# Raw records
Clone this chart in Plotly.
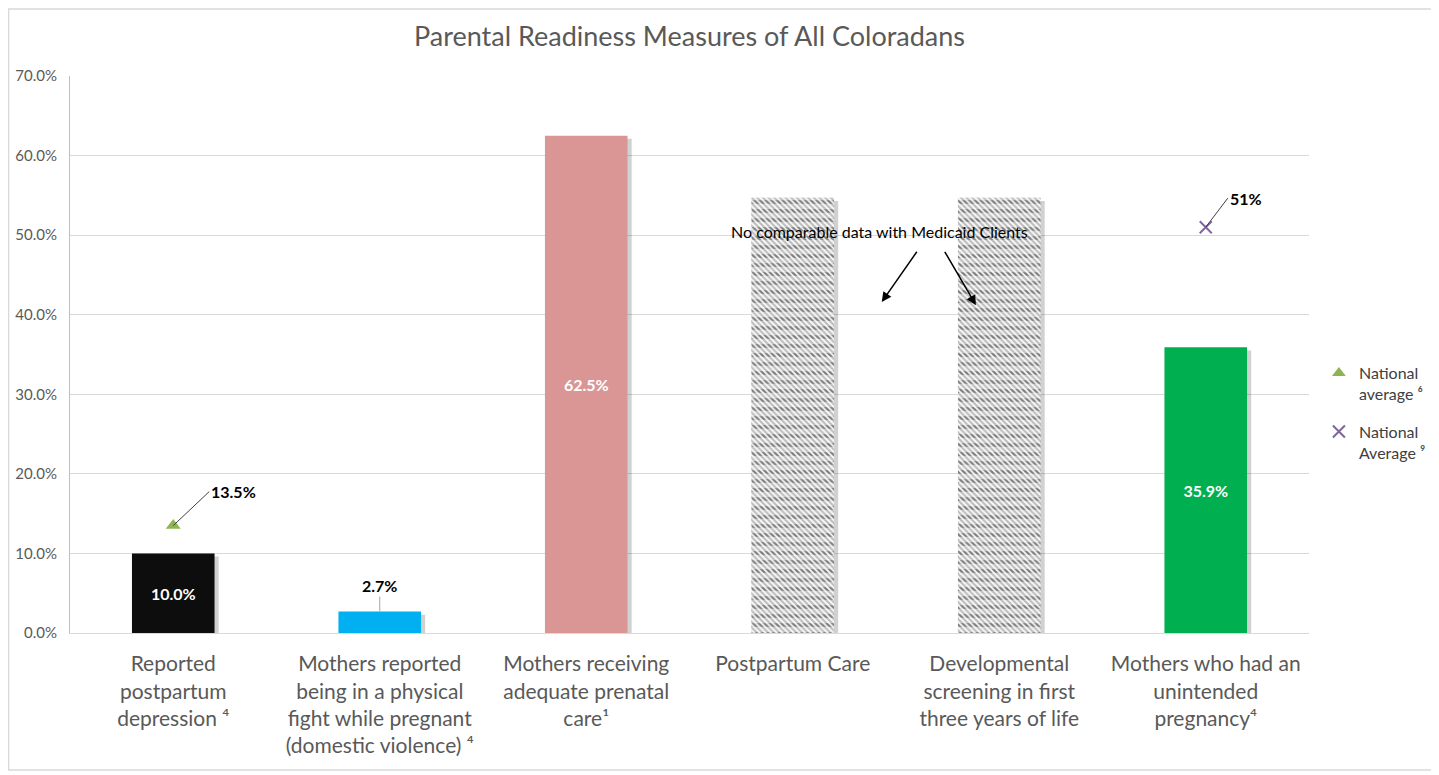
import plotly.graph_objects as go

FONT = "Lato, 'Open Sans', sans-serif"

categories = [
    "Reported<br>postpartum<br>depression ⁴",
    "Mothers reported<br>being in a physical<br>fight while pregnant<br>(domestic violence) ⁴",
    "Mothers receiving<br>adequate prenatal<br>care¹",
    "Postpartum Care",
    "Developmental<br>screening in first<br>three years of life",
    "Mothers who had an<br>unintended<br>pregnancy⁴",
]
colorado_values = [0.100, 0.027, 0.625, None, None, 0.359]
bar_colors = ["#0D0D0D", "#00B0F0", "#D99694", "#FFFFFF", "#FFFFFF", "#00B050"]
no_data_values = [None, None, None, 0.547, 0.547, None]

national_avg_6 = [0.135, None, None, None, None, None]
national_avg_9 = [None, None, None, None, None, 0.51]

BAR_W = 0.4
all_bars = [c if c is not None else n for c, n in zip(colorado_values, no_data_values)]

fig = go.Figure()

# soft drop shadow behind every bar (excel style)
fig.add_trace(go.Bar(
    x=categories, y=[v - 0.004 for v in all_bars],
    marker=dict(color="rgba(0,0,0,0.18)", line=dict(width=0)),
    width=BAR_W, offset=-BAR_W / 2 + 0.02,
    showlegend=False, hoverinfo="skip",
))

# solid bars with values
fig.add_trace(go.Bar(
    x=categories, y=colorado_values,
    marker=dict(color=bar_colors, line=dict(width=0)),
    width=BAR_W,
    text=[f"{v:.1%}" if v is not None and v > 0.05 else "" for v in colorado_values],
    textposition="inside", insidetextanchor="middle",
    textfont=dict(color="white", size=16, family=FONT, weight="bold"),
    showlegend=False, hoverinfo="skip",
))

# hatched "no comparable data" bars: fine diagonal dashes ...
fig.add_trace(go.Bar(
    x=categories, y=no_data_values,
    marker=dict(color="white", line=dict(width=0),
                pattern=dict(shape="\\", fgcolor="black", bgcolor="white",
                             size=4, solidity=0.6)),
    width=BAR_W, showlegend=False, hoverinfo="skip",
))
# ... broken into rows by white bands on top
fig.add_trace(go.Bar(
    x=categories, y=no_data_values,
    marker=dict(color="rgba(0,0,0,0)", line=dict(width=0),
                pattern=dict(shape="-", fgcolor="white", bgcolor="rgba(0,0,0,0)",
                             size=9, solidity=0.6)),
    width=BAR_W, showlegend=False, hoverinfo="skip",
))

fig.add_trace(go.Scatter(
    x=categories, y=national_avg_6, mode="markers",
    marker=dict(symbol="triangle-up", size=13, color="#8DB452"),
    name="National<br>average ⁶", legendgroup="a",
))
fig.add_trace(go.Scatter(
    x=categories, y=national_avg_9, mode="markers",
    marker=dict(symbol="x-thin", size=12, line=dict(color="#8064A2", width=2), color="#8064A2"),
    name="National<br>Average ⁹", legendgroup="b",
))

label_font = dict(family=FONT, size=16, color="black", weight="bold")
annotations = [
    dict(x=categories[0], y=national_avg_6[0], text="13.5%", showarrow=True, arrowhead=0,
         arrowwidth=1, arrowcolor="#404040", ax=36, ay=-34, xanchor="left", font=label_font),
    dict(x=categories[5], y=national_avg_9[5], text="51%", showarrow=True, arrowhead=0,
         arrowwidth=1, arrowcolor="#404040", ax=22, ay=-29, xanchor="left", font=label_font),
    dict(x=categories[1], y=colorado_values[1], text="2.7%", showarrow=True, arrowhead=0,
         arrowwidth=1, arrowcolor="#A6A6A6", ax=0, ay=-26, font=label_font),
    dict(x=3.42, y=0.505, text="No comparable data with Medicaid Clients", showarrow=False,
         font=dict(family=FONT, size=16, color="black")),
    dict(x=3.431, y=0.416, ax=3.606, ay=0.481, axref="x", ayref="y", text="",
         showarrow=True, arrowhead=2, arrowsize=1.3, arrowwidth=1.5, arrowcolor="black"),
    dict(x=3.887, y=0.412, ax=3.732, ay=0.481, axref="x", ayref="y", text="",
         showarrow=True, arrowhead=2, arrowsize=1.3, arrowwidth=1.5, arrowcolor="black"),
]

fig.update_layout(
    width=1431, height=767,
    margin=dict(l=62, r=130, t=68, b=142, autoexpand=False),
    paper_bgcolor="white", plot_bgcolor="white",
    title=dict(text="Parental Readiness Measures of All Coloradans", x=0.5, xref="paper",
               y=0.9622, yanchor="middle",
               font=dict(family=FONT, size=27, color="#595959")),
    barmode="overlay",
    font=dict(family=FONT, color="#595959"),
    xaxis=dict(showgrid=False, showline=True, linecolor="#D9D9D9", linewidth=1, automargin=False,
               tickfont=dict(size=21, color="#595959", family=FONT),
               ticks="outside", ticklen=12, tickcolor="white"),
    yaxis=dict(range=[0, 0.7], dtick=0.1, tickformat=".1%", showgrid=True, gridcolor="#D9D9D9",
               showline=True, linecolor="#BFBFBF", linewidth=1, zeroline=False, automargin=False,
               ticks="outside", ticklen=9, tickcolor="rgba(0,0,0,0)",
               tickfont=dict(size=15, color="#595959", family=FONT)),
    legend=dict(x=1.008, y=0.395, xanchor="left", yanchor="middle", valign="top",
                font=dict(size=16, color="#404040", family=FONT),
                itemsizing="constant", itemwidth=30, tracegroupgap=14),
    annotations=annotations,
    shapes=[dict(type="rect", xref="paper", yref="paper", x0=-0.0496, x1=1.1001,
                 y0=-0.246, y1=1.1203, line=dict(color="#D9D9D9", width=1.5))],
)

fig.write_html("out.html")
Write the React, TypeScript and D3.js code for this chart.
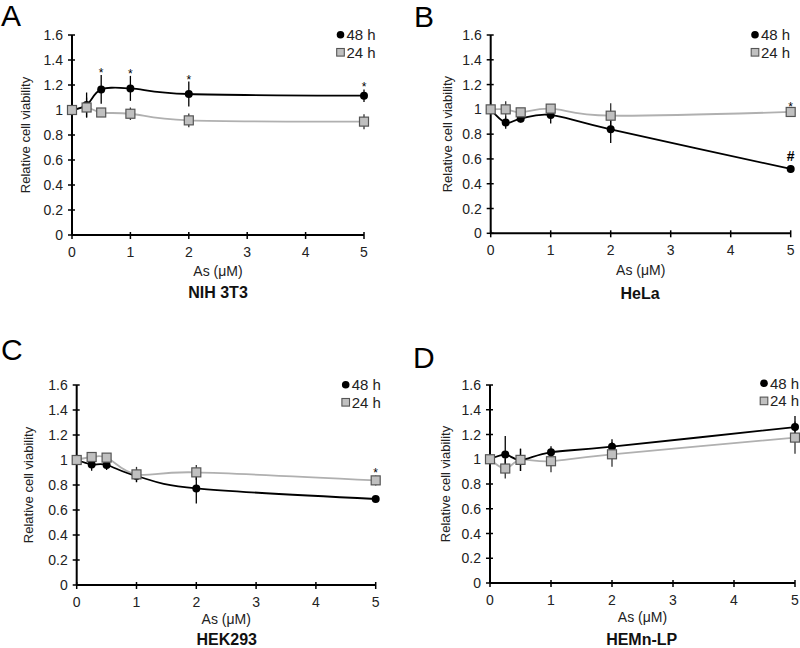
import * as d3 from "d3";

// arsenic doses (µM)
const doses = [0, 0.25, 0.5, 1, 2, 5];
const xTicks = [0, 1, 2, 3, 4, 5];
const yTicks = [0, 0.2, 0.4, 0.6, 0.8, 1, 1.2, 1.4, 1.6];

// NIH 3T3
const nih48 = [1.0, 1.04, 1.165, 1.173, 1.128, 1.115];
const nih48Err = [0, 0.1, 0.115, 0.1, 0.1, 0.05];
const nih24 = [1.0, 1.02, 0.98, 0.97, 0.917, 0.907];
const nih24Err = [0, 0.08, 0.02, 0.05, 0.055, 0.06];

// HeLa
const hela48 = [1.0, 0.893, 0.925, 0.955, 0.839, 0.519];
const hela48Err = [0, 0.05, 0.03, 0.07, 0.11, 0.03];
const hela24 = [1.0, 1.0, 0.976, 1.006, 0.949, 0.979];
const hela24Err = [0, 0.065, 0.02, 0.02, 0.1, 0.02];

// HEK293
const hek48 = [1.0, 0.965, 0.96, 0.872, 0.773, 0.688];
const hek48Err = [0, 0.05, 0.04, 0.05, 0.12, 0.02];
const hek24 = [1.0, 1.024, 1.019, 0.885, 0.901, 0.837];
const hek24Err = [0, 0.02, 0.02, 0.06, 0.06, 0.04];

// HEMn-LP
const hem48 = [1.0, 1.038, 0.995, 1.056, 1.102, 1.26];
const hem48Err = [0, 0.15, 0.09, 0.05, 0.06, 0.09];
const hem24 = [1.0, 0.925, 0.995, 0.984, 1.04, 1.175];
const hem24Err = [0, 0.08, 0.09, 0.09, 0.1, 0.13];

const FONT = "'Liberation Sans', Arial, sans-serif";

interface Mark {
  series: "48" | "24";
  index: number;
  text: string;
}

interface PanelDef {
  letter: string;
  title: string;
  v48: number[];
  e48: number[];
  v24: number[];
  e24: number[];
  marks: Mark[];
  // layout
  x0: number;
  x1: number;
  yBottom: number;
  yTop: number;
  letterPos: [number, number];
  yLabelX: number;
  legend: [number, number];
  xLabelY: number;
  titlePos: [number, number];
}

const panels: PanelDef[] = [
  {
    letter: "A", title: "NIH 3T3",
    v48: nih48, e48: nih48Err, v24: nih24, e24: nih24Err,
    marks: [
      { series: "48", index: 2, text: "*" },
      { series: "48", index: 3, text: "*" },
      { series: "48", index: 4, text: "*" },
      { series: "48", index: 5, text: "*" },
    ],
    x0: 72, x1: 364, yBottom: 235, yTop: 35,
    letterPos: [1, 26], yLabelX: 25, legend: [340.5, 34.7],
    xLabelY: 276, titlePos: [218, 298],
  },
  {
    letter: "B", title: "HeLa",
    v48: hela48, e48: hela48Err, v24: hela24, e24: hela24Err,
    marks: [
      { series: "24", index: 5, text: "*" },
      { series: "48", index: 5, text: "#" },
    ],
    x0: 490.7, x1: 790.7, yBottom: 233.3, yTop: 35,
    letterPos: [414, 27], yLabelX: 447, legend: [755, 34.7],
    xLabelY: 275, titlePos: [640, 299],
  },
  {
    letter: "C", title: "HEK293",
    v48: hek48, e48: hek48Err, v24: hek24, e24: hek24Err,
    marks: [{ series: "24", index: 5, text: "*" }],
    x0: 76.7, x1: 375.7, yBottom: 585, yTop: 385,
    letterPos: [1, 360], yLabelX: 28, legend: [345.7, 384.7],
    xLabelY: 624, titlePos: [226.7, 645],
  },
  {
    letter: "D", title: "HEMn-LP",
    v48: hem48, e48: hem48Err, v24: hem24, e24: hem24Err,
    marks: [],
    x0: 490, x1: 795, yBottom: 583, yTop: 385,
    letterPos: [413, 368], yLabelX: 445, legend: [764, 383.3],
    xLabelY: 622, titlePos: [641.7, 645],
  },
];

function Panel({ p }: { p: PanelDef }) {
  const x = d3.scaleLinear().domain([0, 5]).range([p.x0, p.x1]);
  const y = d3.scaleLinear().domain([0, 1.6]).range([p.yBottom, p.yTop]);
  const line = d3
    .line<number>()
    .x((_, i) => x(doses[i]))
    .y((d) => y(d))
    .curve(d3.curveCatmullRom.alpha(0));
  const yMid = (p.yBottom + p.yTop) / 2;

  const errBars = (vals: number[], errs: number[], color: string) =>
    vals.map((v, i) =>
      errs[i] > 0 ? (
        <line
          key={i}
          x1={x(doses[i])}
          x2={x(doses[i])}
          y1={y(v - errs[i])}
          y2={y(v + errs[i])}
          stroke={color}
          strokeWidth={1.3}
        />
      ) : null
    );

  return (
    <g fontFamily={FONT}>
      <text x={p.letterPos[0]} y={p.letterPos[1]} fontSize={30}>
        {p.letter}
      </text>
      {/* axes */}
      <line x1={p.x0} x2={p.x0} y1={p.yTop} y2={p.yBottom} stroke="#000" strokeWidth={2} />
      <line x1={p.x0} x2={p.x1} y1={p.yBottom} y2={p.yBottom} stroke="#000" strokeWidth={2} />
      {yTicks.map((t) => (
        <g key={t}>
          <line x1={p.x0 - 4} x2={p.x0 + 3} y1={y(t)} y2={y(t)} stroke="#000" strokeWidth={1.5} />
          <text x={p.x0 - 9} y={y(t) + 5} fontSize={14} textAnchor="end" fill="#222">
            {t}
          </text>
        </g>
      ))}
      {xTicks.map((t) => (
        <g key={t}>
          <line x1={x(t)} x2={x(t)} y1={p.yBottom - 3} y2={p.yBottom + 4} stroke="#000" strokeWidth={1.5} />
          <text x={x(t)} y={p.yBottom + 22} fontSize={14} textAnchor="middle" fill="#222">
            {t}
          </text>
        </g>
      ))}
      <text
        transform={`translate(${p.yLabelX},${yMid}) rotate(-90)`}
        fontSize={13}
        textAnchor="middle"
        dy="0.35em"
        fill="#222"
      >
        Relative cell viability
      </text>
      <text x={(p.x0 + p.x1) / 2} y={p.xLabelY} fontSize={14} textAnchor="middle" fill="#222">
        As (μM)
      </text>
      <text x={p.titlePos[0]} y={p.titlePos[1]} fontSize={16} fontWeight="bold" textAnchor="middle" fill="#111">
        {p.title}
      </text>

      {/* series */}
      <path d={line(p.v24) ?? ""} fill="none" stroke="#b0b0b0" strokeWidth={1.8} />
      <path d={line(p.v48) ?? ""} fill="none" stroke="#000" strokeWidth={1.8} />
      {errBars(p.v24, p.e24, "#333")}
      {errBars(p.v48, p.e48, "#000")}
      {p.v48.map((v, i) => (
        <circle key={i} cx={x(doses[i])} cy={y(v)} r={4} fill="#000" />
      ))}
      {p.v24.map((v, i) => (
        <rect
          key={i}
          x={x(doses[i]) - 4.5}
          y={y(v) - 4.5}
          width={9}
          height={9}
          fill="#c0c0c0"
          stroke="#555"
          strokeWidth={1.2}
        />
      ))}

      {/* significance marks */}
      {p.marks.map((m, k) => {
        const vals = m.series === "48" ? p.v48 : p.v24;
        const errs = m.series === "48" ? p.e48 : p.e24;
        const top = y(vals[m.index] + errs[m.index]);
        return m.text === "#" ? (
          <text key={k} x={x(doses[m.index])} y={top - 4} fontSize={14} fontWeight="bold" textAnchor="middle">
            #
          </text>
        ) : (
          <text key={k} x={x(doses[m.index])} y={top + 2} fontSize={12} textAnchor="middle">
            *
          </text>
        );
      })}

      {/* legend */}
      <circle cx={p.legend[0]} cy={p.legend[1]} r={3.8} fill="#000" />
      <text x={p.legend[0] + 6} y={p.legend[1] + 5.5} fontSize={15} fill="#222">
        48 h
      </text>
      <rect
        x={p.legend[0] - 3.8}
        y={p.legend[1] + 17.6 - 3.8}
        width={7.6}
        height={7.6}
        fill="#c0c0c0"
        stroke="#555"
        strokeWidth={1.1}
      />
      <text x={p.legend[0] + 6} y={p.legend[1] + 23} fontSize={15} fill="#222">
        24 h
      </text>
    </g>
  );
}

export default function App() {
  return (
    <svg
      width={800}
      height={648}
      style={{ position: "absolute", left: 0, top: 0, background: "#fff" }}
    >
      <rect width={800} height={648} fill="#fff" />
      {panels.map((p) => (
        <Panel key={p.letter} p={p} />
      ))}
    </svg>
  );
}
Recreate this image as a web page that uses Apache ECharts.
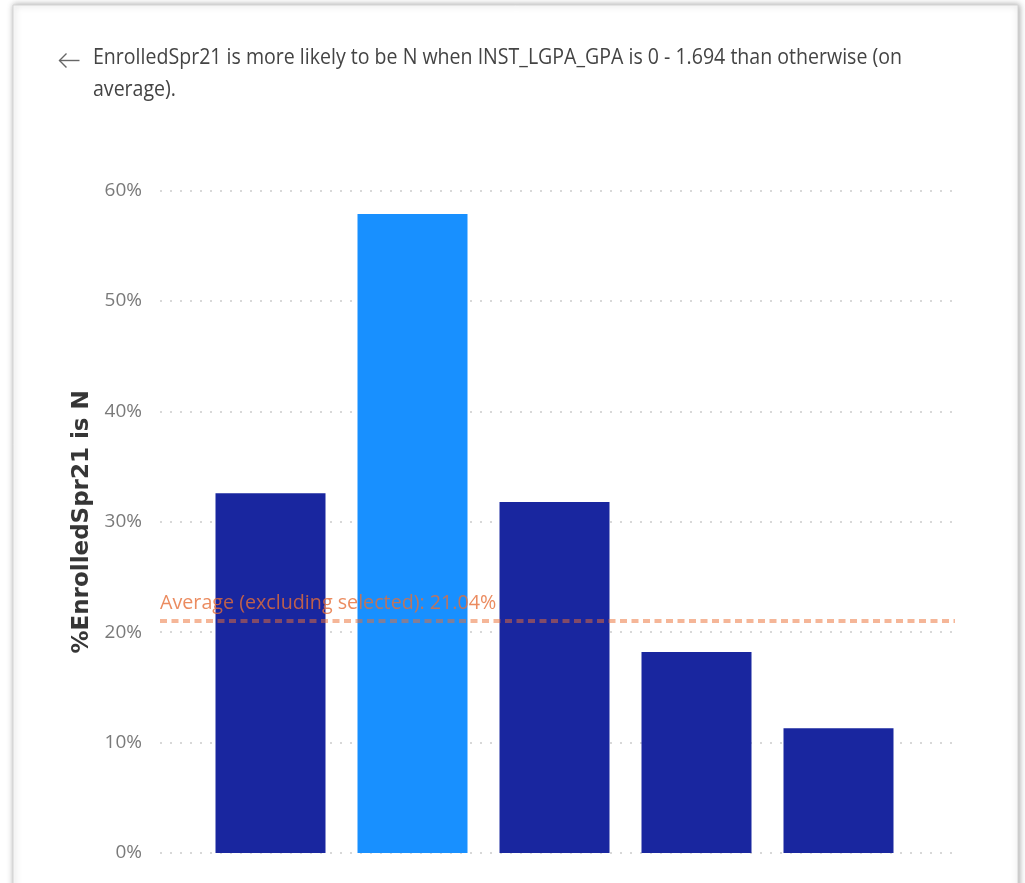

# WRITTEN REQUEST
From the entries above, copy each line holding "this".

# FINISHED ANSWER
Clone this chart in Plotly.
Write the React, TypeScript and D3.js code for this chart.
Recreate this image as a web page that uses Apache ECharts.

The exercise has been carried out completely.